As a task force explores opportunities for common mission between the Episcopal dioceses in the Commonwealth, a separate group is beginning work within the Diocese of Massachusetts to take a look at collaborations here—those that are already happening and new ones called for by changed and changing ministry circumstances.
Bishop Alan M. Gates asked for the creation of this Collaborative Ministries Working Group at last November’s Diocesan Convention, noting in his annual address the need for more and new models for collaborative ministry within the diocese given the increasing number of congregations served by part-time clergy and of bi-vocational clergy who work both church and secular jobs.
Collaborative ministry needs and opportunities already have been the topic of conversation for some time among individual congregations, in deaneries, with the regional canons in their work with clergy in transition and congregations, and within diocesan commissions and committees involved with diocesan mission strategy, the ordination process, and clergy compensation and benefits, among others.
“We find ourselves at a crucial moment to seize this energy,” Gates said to the convention, and the Collaborative Ministries Working Group’s task will be “to consolidate these conversations and move them forward in a more structured and coordinated way.”
The group is to report back to the Diocesan Convention this November.
Among the initial core group of organizers are the Rev. Canon Kelly O’Connell, the regional canon for the churches in the diocese’s Southern Region, and the Rev. Megan Holding, Episcopal chaplain at Northeastern University and Boston College and a member of the diocesan Compensation and Benefits Committee.
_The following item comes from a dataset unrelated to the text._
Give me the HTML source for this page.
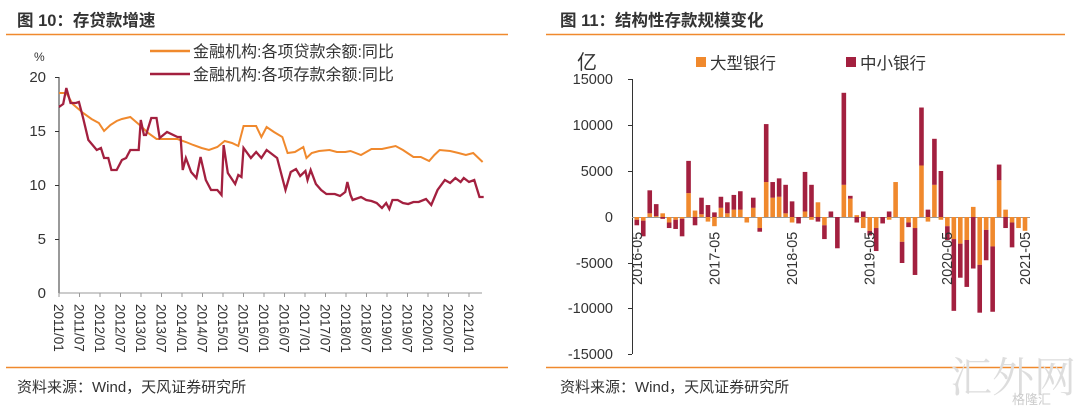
<!DOCTYPE html>
<html><head><meta charset="utf-8"><style>
body{margin:0;background:#fff;}
svg{display:block;font-family:"Liberation Sans","Noto Sans CJK SC",sans-serif;}
</style></head><body>
<svg id="s" width="1080" height="409" viewBox="0 0 1080 409" xmlns="http://www.w3.org/2000/svg">
<rect width="1080" height="409" fill="#fff"/>
<!-- Left panel -->
<text x="17" y="26" font-size="16.5" font-weight="bold" fill="#333">图 10：存贷款增速</text>
<line x1="6" y1="34.5" x2="508" y2="34.5" stroke="#F0892D" stroke-width="1.5"/>
<line x1="6" y1="367.5" x2="508" y2="367.5" stroke="#F0892D" stroke-width="1.5"/>
<text x="17" y="392" font-size="15" fill="#333">资料来源：Wind，天风证券研究所</text>
<line x1="150" y1="51" x2="190" y2="51" stroke="#F0892D" stroke-width="2.5"/>
<text x="193" y="57" font-size="16" fill="#333">金融机构:各项贷款余额:同比</text>
<line x1="150" y1="74" x2="190" y2="74" stroke="#A3203F" stroke-width="2.5"/>
<text x="193" y="80" font-size="16" fill="#333">金融机构:各项存款余额:同比</text>
<text x="34" y="61" font-size="12" fill="#333">%</text>
<g font-size="15" fill="#333" text-anchor="end">
<text x="46" y="82">20</text><text x="46" y="136">15</text><text x="46" y="190">10</text><text x="46" y="244">5</text><text x="46" y="298">0</text>
</g>
<line x1="59" y1="77" x2="59" y2="293" stroke="#333" stroke-width="1"/>
<line x1="59" y1="293" x2="482" y2="293" stroke="#999" stroke-width="1"/>
<g stroke="#333"><line x1="55" y1="77.5" x2="59" y2="77.5"/><line x1="55" y1="131.5" x2="59" y2="131.5"/><line x1="55" y1="185.5" x2="59" y2="185.5"/><line x1="55" y1="239.5" x2="59" y2="239.5"/></g>
<g id="lt"></g>
<g transform="translate(59,0) scale(1.0486,1) translate(-57,0)">
<polyline fill="none" stroke="#F0892D" stroke-width="2" vector-effect="non-scaling-stroke" points="57,93 64,93 70,104 80,113 88,119 95,123 100,131 106,125 112,121 117,119 125,117 135,126 142,133 150,139 160,139 170,139 178,142 185,145 193,148 200,150 208,147 215,141 222,143 228,146 233,126 240,126 245,126 250,137 255,127 262,132 270,137 275,153 282,152 290,147 293,158 298,153 305,151 315,150 322,152 330,152 335,151 345,155 355,149 365,149 378,146 385,150 395,157 402,157 410,161 415,155 420,150 430,151 438,153 445,155 452,153 456,157 461,162"/>
<polyline fill="none" stroke="#A3203F" stroke-width="2.3" vector-effect="non-scaling-stroke" points="57,107 61,104 64,88 68,103 73,103 76,102 80,118 85,140 93,150 97,148 100,158 104,158 107,170 112,170 117,160 121,158 125,150 133,150 135,120 138,135 140,135 145,118 150,118 153,138 160,132 170,137 173,137 175,170 178,158 183,172 188,178 192,157 197,180 202,190 208,190 212,195 214,145 218,173 225,184 228,175 231,177 233,148 240,158 245,152 250,158 255,150 265,158 273,190 278,172 283,169 287,176 292,171 294,180 297,170 302,184 307,190 312,194 320,194 325,196 330,192 332,182 335,195 337,200 345,197 350,200 355,201 360,203 365,208 369,203 372,209 375,200 380,200 385,203 390,204 395,202 400,202 407,199 412,205 418,190 425,180 430,183 435,178 440,182 443,178 448,182 453,180 458,197 462,197"/>
</g>
<!-- Right panel -->
<text x="560" y="26" font-size="16.5" font-weight="bold" fill="#333">图 11：结构性存款规模变化</text>
<line x1="546" y1="34.5" x2="1065" y2="34.5" stroke="#F0892D" stroke-width="1.5"/>
<line x1="546" y1="367.5" x2="1065" y2="367.5" stroke="#F0892D" stroke-width="1.5"/>
<text x="560" y="392" font-size="15" fill="#333">资料来源：Wind，天风证券研究所</text>
<text x="577" y="69" font-size="20" fill="#333">亿</text>
<rect x="696" y="57" width="10" height="10" fill="#F0892D"/><text x="710" y="69" font-size="16.5" fill="#333">大型银行</text>
<rect x="846" y="57" width="10" height="10" fill="#A3203F"/><text x="860" y="69" font-size="16.5" fill="#333">中小银行</text>
<g font-size="14.5" fill="#333" text-anchor="end">
<text x="613" y="84">15000</text><text x="613" y="130">10000</text><text x="613" y="176">5000</text><text x="613" y="222">0</text><text x="613" y="268">-5000</text><text x="613" y="313">-10000</text><text x="613" y="359">-15000</text>
</g>
<line x1="632.5" y1="79" x2="632.5" y2="354" stroke="#333"/>
<g id="rt" stroke="#333"></g>
<line x1="632" y1="217.5" x2="1030" y2="217.5" stroke="#999"/>
<g id="bars"></g>
<g id="rl" font-size="14.5" fill="#333"></g>
<text x="950" y="392" font-size="42" fill="#ddd" font-family="'Noto Serif CJK SC',serif">汇外网</text>
<text x="1012" y="404" font-size="13" fill="#ccc">格隆汇</text>
</svg>
<script>
var NS="http://www.w3.org/2000/svg";
function el(p,t,a,txt){var e=document.createElementNS(NS,t);for(var k in a)e.setAttribute(k,a[k]);if(txt)e.textContent=txt;document.getElementById(p).appendChild(e);return e;}
var labs=["2011/01","2011/07","2012/01","2012/07","2013/01","2013/07","2014/01","2014/07","2015/01","2015/07","2016/01","2016/07","2017/01","2017/07","2018/01","2018/07","2019/01","2019/07","2020/01","2020/07","2021/01"];
for(var i=0;i<labs.length;i++){var x=59+i*20.5;
el("lt","line",{x1:x,y1:293,x2:x,y2:297,stroke:"#999"});
el("lt","text",{x:0,y:0,"font-size":13.5,fill:"#333",transform:"translate("+(x-4.8)+",304) rotate(90)"},labs[i]);}
[79,125,171,263,308,354].forEach(function(y){el("rt","line",{x1:628,y1:y+.5,x2:632,y2:y+.5});});
var d=[[-.3,-.6],[-.4,-1.7],[.4,2.5],[.1,1.3],[.4,-.2],[-.6,-.6],[-.3,-1],[-.2,-1.9],[2.6,3.5],[.7,-.9],[.3,1.8],[-.5,1.3],[-1,.5],[1,1.2],[.4,1.2],[.8,1.6],[.8,2],[-.6,0],[1,1.1],[-1.2,-.4],[3.8,6.3],[2.1,1.7],[2.2,2],[.4,3.1],[-.6,1.7],[0,-.7],[.6,4.3],[-.3,3.5],[1.6,-.5],[-.9,-1.5],[0,.6],[0,-3.4],[3.5,10],[2,.3],[.2,-.6],[-1.2,.6],[-1.5,-.5],[-1.2,-2.5],[0,-.7],[-.3,.6],[3.8,0],[-2.7,-2.3],[-.6,-.5],[-1.2,-5.1],[5.6,6.3],[-.5,.8],[3.5,5],[-.3,5],[-1,-1.5],[-2.4,-7.8],[-2.9,-3.7],[-2.5,-5.1],[1.1,-5.6],[-5.2,-5.2],[-1.4,-3.3],[-3.2,-7.1],[4,1.7],[.8,-1.2],[-.6,-2.7],[-1.2,0],[-1.5,0]];
var sc=46/5,z=217;
d.forEach(function(v,i){var x=634.5+i*6.47,pos=0,neg=0;
[[v[0],"#F0892D"],[v[1],"#A3203F"]].forEach(function(q){var h=Math.abs(q[0])*sc;if(!h)return;
if(q[0]>0){pos+=h;el("bars","rect",{x:x,y:z-pos,width:4.6,height:h,fill:q[1]});}
else{el("bars","rect",{x:x,y:z+neg,width:4.6,height:h,fill:q[1]});neg+=h;}});});
["2016-05","2017-05","2018-05","2019-05","2020-05","2021-05"].forEach(function(t,i){var x=636.8+i*77.6;
el("rl","text",{x:0,y:0,transform:"translate("+(x+5)+",285) rotate(-90)"},t);});
</script>
</body></html>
“It’s almost like the cogs in old machines, all these conversations are happening, here and over there, and—I feel this way a lot in the church—sometimes they touch and push each other forward, and there are times when cogs don’t interact at all,” Holding said in a joint interview with O’Connell.
The first step, Holding said, is to “just try and get our conversations in conversation with each other.”
O’Connell and Holding described the work ahead as both challenging and hopeful.
“As the church moves forward into whatever God is calling us to do and to be, we have to have these conversations and be flexible in how we do things. It calls us to creativity, I think. So I see this work as really transformational in the long term,” O’Connell said.
Because it’s hard to imagine the unknown, collecting and sharing stories will be an important part of the work.
“What’s happening at the parish that has a quarter-time clergy person and has structured things with flexibility so they can actually make that manageable? Or the parish that has closed its Sunday school but has created this intergenerational formation ministry?” Holding said.
“I think the more we can collect about what is happening, and how it works and what the benefits are, it shows us how the Spirit is moving in the church. It’s really about joining in partnership so you can do more together, and I think that is part of the cultural shift that is happening in the church. There is something profoundly hopeful about the way the Spirit works in this.”
As part of its pre-work, the group is putting together several listening groups in May focused on current collaborations and, from there, will pinpoint topics that merit deeper exploration and expand the working group over the summer to start work in the fall.
“What we’ve realized in coming together, and the reason for a variety of listening groups, is that this is not a single-issue kind of conversation,” O’Connell said. “There are issues around the clergy, issues around compensation, questions and conversation to be had around use of buildings, and parishes collaborating together, and sharing a clergy person. So there are a whole variety of issues that all kind of fold into this heading of ‘collaborative ministries.’ We are figuring out how we address each of these conversations so that something fruitful comes out of all of them.”